§ What is being asked: Reproduce exactly the lines below, from the first one through the line containing "3699, 3745, 3714, 3668, 3784, 3799, 3834]", and omit any pictures.

>> Start

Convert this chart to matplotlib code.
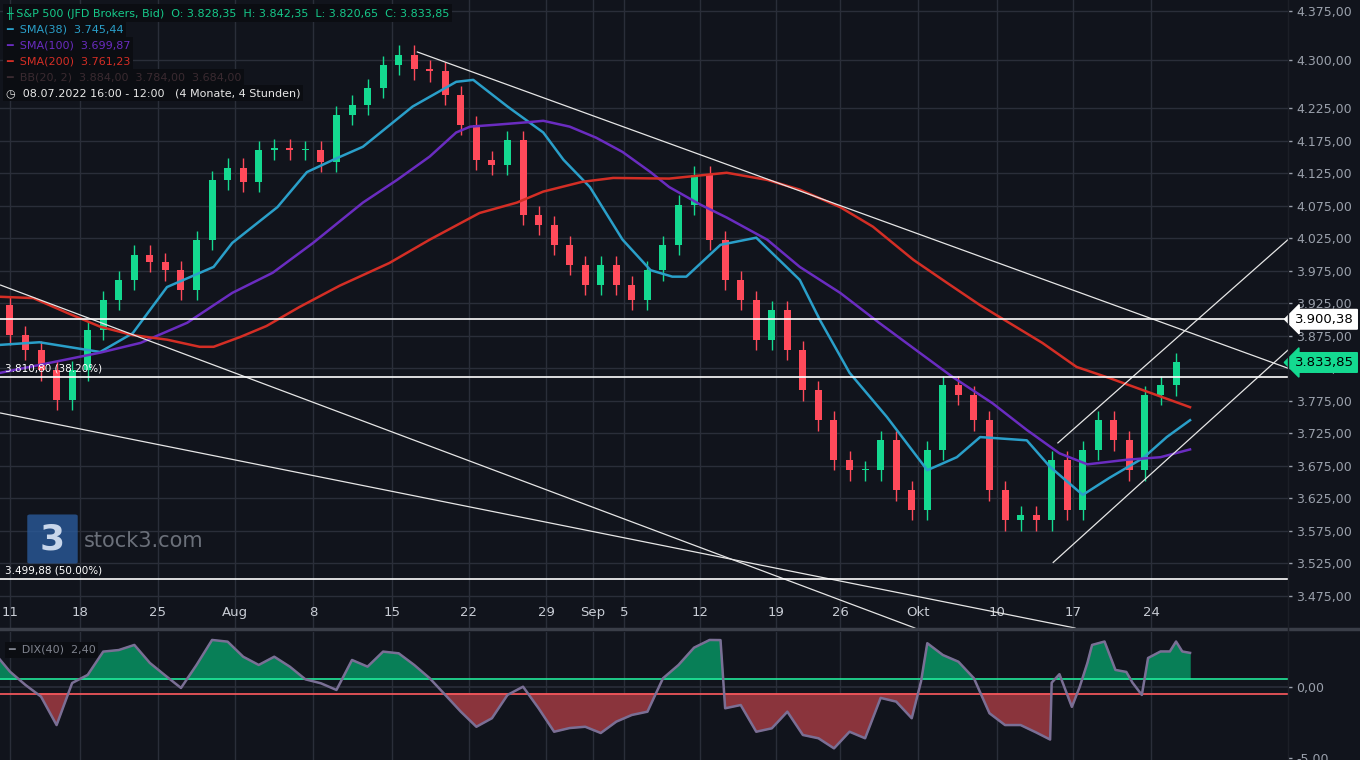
import matplotlib
matplotlib.use("Agg")
import matplotlib.pyplot as plt
import matplotlib.transforms as mtransforms
from matplotlib.patches import FancyBboxPatch
import numpy as np

BG = "#11141c"
GRID = "#2a2e39"
UP = "#14d990"
DOWN = "#ff4a5a"
TXT = "#9aa0ab"

# ── daily closes (trading-day index, 0 = 11 Jul 2022) ──
days = list(range(-1, 77))
closes = [3922, 3876, 3853, 3822, 3776, 3822, 3884, 3930, 3961, 4000,
          3989, 3976, 3946, 4023, 4115, 4134, 4112, 4161, 4164, 4161,
          4161, 4143, 4215, 4231, 4257, 4292, 4308, 4285, 4282, 4246,
          4200, 4146, 4138, 4177, 4061, 4046, 4015, 3984, 3953, 3984,
          3953, 3930, 3976, 4015, 4077, 4123, 4023, 3961, 3930, 3869,
          3915, 3853, 3791, 3745, 3684, 3668, 3668, 3714, 3637, 3607,
          3699, 3799, 3784, 3745, 3637, 3591, 3599, 3591, 3684, 3607,
          3699, 3745, 3714, 3668, 3784, 3799, 3834]

sma38_d = [-0.6, 1.9, 5.8, 7.9, 10.1, 13.1, 14.3, 17.2, 19.1, 20.8, 22.7, 25.9, 28.7, 29.8,
           32.0, 34.3, 35.6, 37.3, 39.4, 41.2, 42.6, 43.5, 45.7, 48.0, 50.8, 52.1, 54.0, 56.4,
           59.0, 60.9, 62.4, 65.4, 66.9, 69.0, 70.7, 72.9, 74.4, 75.9]
sma38_v = [3861, 3865, 3850, 3879, 3950, 3981, 4018, 4073, 4127, 4146, 4166, 4228, 4266, 4269,
           4228, 4188, 4146, 4104, 4023, 3976, 3966, 3966, 4015, 4026, 3961, 3899, 3818, 3750,
           3668, 3688, 3719, 3714, 3673, 3630, 3656, 3687, 3719, 3745]

sma100_d = [-0.6, 5.8, 8.4, 11.4, 14.3, 16.9, 19.5, 21.2, 22.7, 24.9, 27.0, 28.7, 29.6, 31.3,
            33.4, 34.3, 36.0, 37.7, 39.4, 41.2, 42.4, 44.4, 46.1, 48.7, 50.8, 53.4, 55.9, 58.5,
            60.6, 63.2, 65.4, 67.5, 69.3, 71.8, 74.0, 75.9]
sma100_v = [3818, 3849, 3864, 3895, 3941, 3972, 4018, 4051, 4080, 4115, 4151, 4188, 4197, 4200,
            4204, 4206, 4197, 4180, 4158, 4127, 4104, 4077, 4057, 4023, 3981, 3941, 3895, 3849,
            3812, 3771, 3730, 3694, 3677, 3684, 3688, 3700]

sma200_d = [-0.6, 1.5, 3.7, 5.8, 7.9, 10.1, 12.2, 13.1, 14.8, 16.5, 18.6, 21.2, 24.4, 27.0,
            30.2, 32.6, 34.3, 36.8, 38.8, 42.4, 46.1, 48.7, 50.8, 53.4, 55.5, 58.1, 60.3, 62.4,
            66.4, 68.6, 70.7, 72.9, 75.9]
sma200_v = [3935, 3933, 3910, 3889, 3876, 3869, 3858, 3858, 3873, 3890, 3919, 3952, 3987, 4023,
            4064, 4080, 4097, 4112, 4118, 4117, 4126, 4115, 4100, 4073, 4043, 3992, 3956, 3922,
            3864, 3827, 3810, 3791, 3765]

dix_d = [-0.7, 0, 1, 2, 3, 4, 5, 6, 7, 8, 9, 10, 11, 12, 13, 14, 15, 16, 17, 18, 19, 20,
         21, 22, 23, 24, 25, 26, 27, 28, 29, 30, 31, 32, 33, 34, 35, 36, 37, 38, 39, 40, 41, 42,
         43, 44, 45, 45.7, 46, 47, 48, 49, 50, 51, 52, 53, 54, 55, 56, 57, 58, 58.6, 59, 60, 61,
         62, 63, 64, 65, 66, 66.9, 67.0, 67.5, 68.3, 68.8, 69.3, 69.6, 70.4, 71.1, 71.8, 72.2,
         72.8, 73.2, 74.0, 74.6, 75.0, 75.4, 75.9]
dix_v = [2.0, 1.08, 0.14, -0.68, -2.68, 0.28, 0.85, 2.49, 2.6, 2.96, 1.69, 0.8, -0.07, 1.55,
         3.31, 3.19, 2.13, 1.55, 2.13, 1.43, 0.54, 0.26, -0.21, 1.9, 1.43, 2.49, 2.37, 1.55,
         0.61, -0.56, -1.74, -2.8, -2.2, -0.56, 0.02, -1.5, -3.15, -2.89, -2.8, -3.24, -2.44,
         -1.97, -1.74, 0.61, 1.55, 2.77, 3.31, 3.3, -1.5, -1.27, -3.15, -2.91, -1.74, -3.38,
         -3.61, -4.32, -3.15, -3.61, -0.77, -1.03, -2.2, 0.4, 3.08, 2.25, 1.78, 0.61, -1.85,
         -2.68, -2.68, -3.2, -3.7, 0.3, 0.9, -1.4, 0.0, 1.7, 2.96, 3.2, 1.2, 1.06, 0.3, -0.56,
         2.04, 2.5, 2.5, 3.2, 2.5, 2.4]

fib_levels = [3810.80, 3499.88]
fib_labels = ["3.810,80 (38.20%)", "3.499,88 (50.00%)"]
resistance = 3900.38
last_close = 3833.85

# trendlines as (day, price) pairs
trendlines = [((-0.6, 3953), (58.2, 3425)),
              ((-0.6, 3756), (68.5, 3425)),
              ((26.2, 4312), (82.2, 3825)),
              ((67.4, 3710), (82.2, 4023)),
              ((67.1, 3526), (82.2, 3853))]

tick_days = [0, 4.5, 9.5, 14.5, 19.5, 24.6, 29.5, 34.5, 37.5, 39.5, 44.4, 49.3, 53.4, 58.4,
             63.5, 68.4, 73.4]
tick_labels = ["11", "18", "25", "Aug", "8", "15", "22", "29", "Sep", "5", "12", "19", "26",
               "Okt", "10", "17", "24"]
price_ticks = [4375, 4300, 4225, 4175, 4125, 4075, 4025, 3975, 3925, 3875, 3825, 3775, 3725,
               3675, 3625, 3575, 3525, 3475]
YLO, YHI = 3425, 4392


def de(v):
    s = f"{v:,.2f}"
    return s.replace(",", "X").replace(".", ",").replace("X", ".")


fig = plt.figure(figsize=(13.6, 7.6), dpi=100, facecolor=BG)
ax = fig.add_axes([0, 1 - 628 / 760, 1288 / 1360, 628 / 760])
ax2 = fig.add_axes([0, 0, 1288 / 1360, 128 / 760])
for a in (ax, ax2):
    a.set_facecolor(BG)
    for s in a.spines.values():
        s.set_visible(False)
    a.set_xlim(-0.64, 82.2)
    for d in tick_days:
        a.axvline(d, color=GRID, lw=1, zorder=0)
    a.set_xticks([])
    a.yaxis.tick_right()
    a.tick_params(axis="y", colors=TXT, labelsize=9, length=3, width=1, color=TXT, pad=3)

ax.set_ylim(YLO, YHI)
ax.set_yticks(price_ticks)
ax.set_yticklabels([de(p) for p in price_ticks])
for p in price_ticks:
    ax.axhline(p, color=GRID, lw=1, zorder=0)

# candles
opens = [closes[0]] + closes[:-1]
for d, o, c in zip(days, opens, closes):
    col = UP if c >= o else DOWN
    ax.vlines(d, min(o, c) - 16, max(o, c) + 14, color=col, lw=1, zorder=3)
    ax.bar(d, max(abs(c - o), 2), bottom=min(o, c), width=0.45, color=col, zorder=3)

ax.plot(sma38_d, sma38_v, color="#2a9fc9", lw=1.8, zorder=4)
ax.plot(sma100_d, sma100_v, color="#6a2cc0", lw=1.8, zorder=4)
ax.plot(sma200_d, sma200_v, color="#d42e25", lw=1.8, zorder=4)

for (d0, p0), (d1, p1) in trendlines:
    ax.plot([d0, d1], [p0, p1], color="#e6e6e6", lw=0.9, zorder=5)

for lvl, lab in zip(fib_levels, fib_labels):
    ax.axhline(lvl, color="white", lw=1.2, zorder=5)
    ax.text(-0.3, lvl + 6, lab, color="white", fontsize=7.5, va="bottom", zorder=6)
ax.axhline(resistance, color="white", lw=1.2, zorder=5)

trans = mtransforms.blended_transform_factory(ax.transData, ax.transAxes)
for d, lab in zip(tick_days, tick_labels):
    ax.text(d, 0.015, lab, transform=trans, color="#c8ccd4", fontsize=9.5, ha="center", va="bottom")

# price tags
tag_trans = mtransforms.blended_transform_factory(fig.transFigure, ax.transData)
for val, fc in ((resistance, "white"), (last_close, UP)):
    ax.text(1354 / 1360, val, de(val), transform=tag_trans,
            color="black", fontsize=9.5, va="center", ha="right", zorder=10, clip_on=False,
            bbox=dict(boxstyle="larrow,pad=0.25", fc=fc, ec=fc))

# DIX panel
ax2.set_ylim(-5.14, 3.87)
ax2.set_yticks([0, -5])
ax2.set_yticklabels(["0,00", "-5,00"])
ax2.axhline(0, color=GRID, lw=1.2)
dd = np.array(dix_d)
dv = np.array(dix_v)
ax2.fill_between(dd, 0.55, dv, where=dv > 0.55, color="#087f57", interpolate=True, zorder=2)
ax2.fill_between(dd, -0.5, dv, where=dv < -0.5, color="#8a343c", interpolate=True, zorder=2)
ax2.axhline(0.55, color="#21e89a", lw=1.2, zorder=3)
ax2.axhline(-0.5, color="#ff5a5f", lw=1.2, zorder=3)
ax2.plot(dd, dv, color="#7a6f95", lw=1.8, zorder=4)
ax2.text(0.006, 0.86, "━  DIX(40)  2,40", transform=ax2.transAxes, color="#80848f", fontsize=8,
         va="center", bbox=dict(fc="#0b0d12", ec="none", pad=2))

fig.add_artist(plt.Line2D([0, 1], [1 - 629 / 760] * 2, color="#3a3e48", lw=2.5))
fig.add_artist(plt.Line2D([1288 / 1360] * 2, [0, 1], color="#1c1f27", lw=1))

# legend block
leg = [("╫ S&P 500 (JFD Brokers, Bid)  O: 3.828,35  H: 3.842,35  L: 3.820,65  C: 3.833,85", "#16c98a"),
       ("━  SMA(38)  3.745,44", "#2a9fc9"),
       ("━  SMA(100)  3.699,87", "#6a2cc0"),
       ("━  SMA(200)  3.761,23", "#d42e25"),
       ("━  BB(20, 2)  3.884,00  3.784,00  3.684,00", "#3a2a30"),
       ("◷  08.07.2022 16:00 - 12:00   (4 Monate, 4 Stunden)", "#e8e8e8")]
for i, (t, c) in enumerate(leg):
    fig.text(6 / 1360, 1 - (13 + 16 * i) / 760, t, color=c, fontsize=8, va="center",
             bbox=dict(fc="#0b0d12", ec="none", pad=2))

# watermark
fig.add_artist(FancyBboxPatch((30 / 1360, 1 - 562 / 760), 45 / 1360, 46 / 760,
                              boxstyle="round,pad=0.002", fc="#2a5a9a", ec="none", alpha=0.8))
fig.text(52 / 1360, 1 - 540 / 760, "3", color="#c8d6ea", fontsize=26, fontweight="bold",
         ha="center", va="center")
fig.text(84 / 1360, 1 - 541 / 760, "stock3.com", color="#6b707a", fontsize=15, va="center")

plt.savefig("out.png", dpi=100, facecolor=BG)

>> End

§ Reply to the task:
Convert this chart to matplotlib code.
import matplotlib
matplotlib.use("Agg")
import matplotlib.pyplot as plt
import matplotlib.transforms as mtransforms
from matplotlib.patches import FancyBboxPatch
import numpy as np

BG = "#11141c"
GRID = "#2a2e39"
UP = "#14d990"
DOWN = "#ff4a5a"
TXT = "#9aa0ab"

# ── daily closes (trading-day index, 0 = 11 Jul 2022) ──
days = list(range(-1, 77))
closes = [3922, 3876, 3853, 3822, 3776, 3822, 3884, 3930, 3961, 4000,
          3989, 3976, 3946, 4023, 4115, 4134, 4112, 4161, 4164, 4161,
          4161, 4143, 4215, 4231, 4257, 4292, 4308, 4285, 4282, 4246,
          4200, 4146, 4138, 4177, 4061, 4046, 4015, 3984, 3953, 3984,
          3953, 3930, 3976, 4015, 4077, 4123, 4023, 3961, 3930, 3869,
          3915, 3853, 3791, 3745, 3684, 3668, 3668, 3714, 3637, 3607,
          3699, 3799, 3784, 3745, 3637, 3591, 3599, 3591, 3684, 3607,
          3699, 3745, 3714, 3668, 3784, 3799, 3834]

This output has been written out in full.